I think mine is right Chris.  

You are right I did describe ABD staying in the horizontal plane - not BDC as described - but this makes no difference to the volume.  I did it because it made the calculations easier.

I have decided to stick by my answer.  For now anyway.  (I always leave my options open LOL )

Maybe Gino or Alan could arbitrate here ?

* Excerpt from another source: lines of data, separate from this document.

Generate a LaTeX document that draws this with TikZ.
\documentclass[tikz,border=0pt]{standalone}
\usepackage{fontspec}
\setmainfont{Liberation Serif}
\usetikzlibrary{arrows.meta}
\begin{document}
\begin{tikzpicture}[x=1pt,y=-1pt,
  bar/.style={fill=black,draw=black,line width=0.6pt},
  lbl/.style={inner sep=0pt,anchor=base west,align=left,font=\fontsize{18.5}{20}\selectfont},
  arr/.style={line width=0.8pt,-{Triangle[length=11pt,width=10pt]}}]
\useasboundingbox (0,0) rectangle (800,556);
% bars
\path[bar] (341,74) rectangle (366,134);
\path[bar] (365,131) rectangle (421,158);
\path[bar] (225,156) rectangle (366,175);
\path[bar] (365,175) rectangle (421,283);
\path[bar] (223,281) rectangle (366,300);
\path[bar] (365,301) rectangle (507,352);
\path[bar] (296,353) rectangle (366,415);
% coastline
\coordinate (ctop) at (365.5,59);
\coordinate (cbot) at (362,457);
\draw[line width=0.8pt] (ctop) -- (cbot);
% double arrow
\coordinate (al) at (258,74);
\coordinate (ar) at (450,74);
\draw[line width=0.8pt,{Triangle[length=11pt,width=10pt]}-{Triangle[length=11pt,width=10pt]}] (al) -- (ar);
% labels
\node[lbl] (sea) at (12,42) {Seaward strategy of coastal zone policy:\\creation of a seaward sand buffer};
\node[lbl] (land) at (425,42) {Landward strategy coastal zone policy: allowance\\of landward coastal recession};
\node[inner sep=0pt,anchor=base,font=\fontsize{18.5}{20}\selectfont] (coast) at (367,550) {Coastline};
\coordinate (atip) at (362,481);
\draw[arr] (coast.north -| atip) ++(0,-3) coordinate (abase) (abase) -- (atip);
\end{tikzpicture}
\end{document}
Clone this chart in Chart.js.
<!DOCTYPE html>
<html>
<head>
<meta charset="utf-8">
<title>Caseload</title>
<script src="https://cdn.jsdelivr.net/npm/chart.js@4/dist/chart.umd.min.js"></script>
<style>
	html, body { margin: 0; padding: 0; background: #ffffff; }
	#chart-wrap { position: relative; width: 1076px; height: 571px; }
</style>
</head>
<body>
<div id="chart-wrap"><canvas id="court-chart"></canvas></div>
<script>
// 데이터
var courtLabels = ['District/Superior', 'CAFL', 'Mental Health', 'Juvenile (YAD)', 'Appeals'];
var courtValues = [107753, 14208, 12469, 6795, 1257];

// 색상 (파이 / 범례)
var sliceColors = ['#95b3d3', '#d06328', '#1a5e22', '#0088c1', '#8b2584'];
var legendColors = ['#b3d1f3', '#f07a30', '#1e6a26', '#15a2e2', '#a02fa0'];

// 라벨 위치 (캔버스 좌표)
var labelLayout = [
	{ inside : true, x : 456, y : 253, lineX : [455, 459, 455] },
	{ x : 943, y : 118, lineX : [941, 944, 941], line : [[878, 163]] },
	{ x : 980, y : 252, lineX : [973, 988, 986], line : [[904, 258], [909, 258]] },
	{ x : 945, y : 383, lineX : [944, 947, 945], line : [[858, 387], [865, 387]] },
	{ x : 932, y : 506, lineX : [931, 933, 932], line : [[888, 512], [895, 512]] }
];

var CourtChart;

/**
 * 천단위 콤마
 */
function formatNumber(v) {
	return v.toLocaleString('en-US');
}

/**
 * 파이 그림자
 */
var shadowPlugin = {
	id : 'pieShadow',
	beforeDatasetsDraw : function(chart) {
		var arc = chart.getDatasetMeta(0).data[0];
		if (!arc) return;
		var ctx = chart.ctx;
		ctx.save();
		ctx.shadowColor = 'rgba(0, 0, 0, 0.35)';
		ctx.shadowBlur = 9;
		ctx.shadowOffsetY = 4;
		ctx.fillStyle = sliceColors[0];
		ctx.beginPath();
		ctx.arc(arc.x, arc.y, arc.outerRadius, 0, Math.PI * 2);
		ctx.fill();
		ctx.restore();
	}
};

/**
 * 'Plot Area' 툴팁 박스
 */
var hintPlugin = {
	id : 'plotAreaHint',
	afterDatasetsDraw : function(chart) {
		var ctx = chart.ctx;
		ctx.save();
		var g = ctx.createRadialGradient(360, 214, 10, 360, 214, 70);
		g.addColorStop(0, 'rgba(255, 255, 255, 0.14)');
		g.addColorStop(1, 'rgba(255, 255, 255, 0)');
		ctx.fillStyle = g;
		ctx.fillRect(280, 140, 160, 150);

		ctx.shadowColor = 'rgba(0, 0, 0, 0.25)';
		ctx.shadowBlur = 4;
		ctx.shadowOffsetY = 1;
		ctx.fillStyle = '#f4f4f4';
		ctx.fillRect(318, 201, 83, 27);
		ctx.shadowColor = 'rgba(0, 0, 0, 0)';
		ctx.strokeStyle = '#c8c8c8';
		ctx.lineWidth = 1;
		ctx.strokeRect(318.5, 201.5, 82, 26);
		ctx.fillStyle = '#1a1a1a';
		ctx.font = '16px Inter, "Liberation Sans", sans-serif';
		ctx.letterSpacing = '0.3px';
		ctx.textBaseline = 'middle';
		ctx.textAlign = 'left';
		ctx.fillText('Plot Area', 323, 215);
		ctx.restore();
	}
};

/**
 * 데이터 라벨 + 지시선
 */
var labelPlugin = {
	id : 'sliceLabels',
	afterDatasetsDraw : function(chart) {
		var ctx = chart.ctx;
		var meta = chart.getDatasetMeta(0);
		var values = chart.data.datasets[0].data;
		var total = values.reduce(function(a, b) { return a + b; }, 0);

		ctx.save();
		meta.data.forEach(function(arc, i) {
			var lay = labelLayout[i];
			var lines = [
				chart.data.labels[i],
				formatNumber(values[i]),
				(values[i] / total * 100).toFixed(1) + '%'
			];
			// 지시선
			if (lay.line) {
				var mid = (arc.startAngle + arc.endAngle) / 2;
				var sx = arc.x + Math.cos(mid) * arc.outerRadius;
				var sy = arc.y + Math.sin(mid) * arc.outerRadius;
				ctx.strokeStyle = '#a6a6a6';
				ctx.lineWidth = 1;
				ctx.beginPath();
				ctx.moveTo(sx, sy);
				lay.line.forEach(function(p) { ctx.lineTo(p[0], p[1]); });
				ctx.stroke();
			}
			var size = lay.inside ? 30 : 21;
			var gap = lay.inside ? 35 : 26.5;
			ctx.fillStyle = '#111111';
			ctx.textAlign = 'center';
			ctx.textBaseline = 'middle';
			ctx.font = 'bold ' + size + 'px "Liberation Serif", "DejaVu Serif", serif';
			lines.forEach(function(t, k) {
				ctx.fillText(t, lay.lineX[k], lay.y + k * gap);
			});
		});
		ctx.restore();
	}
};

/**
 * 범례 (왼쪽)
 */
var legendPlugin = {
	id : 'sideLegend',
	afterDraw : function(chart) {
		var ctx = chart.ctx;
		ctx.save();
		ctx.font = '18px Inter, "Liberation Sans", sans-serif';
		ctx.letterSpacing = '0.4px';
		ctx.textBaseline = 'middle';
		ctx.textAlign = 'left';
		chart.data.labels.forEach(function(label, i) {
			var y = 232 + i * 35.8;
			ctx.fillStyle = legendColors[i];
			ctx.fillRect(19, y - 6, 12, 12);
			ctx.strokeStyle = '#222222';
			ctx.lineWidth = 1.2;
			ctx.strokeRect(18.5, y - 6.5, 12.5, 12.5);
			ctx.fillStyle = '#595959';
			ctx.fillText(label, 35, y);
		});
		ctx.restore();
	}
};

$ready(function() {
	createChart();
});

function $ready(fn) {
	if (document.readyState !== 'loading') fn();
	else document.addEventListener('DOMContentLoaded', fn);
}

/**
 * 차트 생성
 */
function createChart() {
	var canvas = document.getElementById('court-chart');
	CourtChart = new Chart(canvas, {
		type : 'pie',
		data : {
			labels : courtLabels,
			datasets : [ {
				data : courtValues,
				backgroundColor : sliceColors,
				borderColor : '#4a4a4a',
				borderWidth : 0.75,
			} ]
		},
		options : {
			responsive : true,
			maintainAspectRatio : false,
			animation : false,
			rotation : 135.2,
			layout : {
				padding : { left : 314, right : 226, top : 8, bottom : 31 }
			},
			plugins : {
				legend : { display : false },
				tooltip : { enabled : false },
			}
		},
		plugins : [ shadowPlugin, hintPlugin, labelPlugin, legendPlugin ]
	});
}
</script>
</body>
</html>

This is a trianglular pyramid

So volume = 1/3 * area of base * perpendicular height

base = 1/2*6*8=24cm squared

 $$height=\sqrt{11}*sin\theta$$

$$\\v=\frac{1}{3}*24*\sqrt{11}*sin\theta\\\\
v=8\sqrt{11}sin\theta\\\\$$

Volume is greatest when sin theta is greatest ie theta=90degrees

$$$Max volume $= 8\;\sqrt{11}\; cm^3$$

That is what I think anyway.   

In my diagram the right angled vertice is A The going clockwise B is at the top then C then D

I don't believe this might be correct, Melody.......your drawing has "A" at the bottom left, and, in order clockwise from this point, we have "B," "C" and "D."  And the problem states that "B," "C" and "D" lie on the horizontal plane. So this triangle must form the "base." And, by Heron's formula, its area is

A = √(s(s-BD)(s-BC)(s-CD))  where s = [10 + 6 + 6]/ 2   = 11 

So we have

A = √((11)(1)(5)(5)) = √(275) = 16.583 units  (???)

Actually....I'm not sure we have anything, here......If BCD lies on the horizontal plane, DAB is just some triangular "flap" that shares a common side with BCD.... ("A" doesn't touch the plane, according to the problem)

Maybe I'm seeing this incorrectly, or interpreting it incorrectly???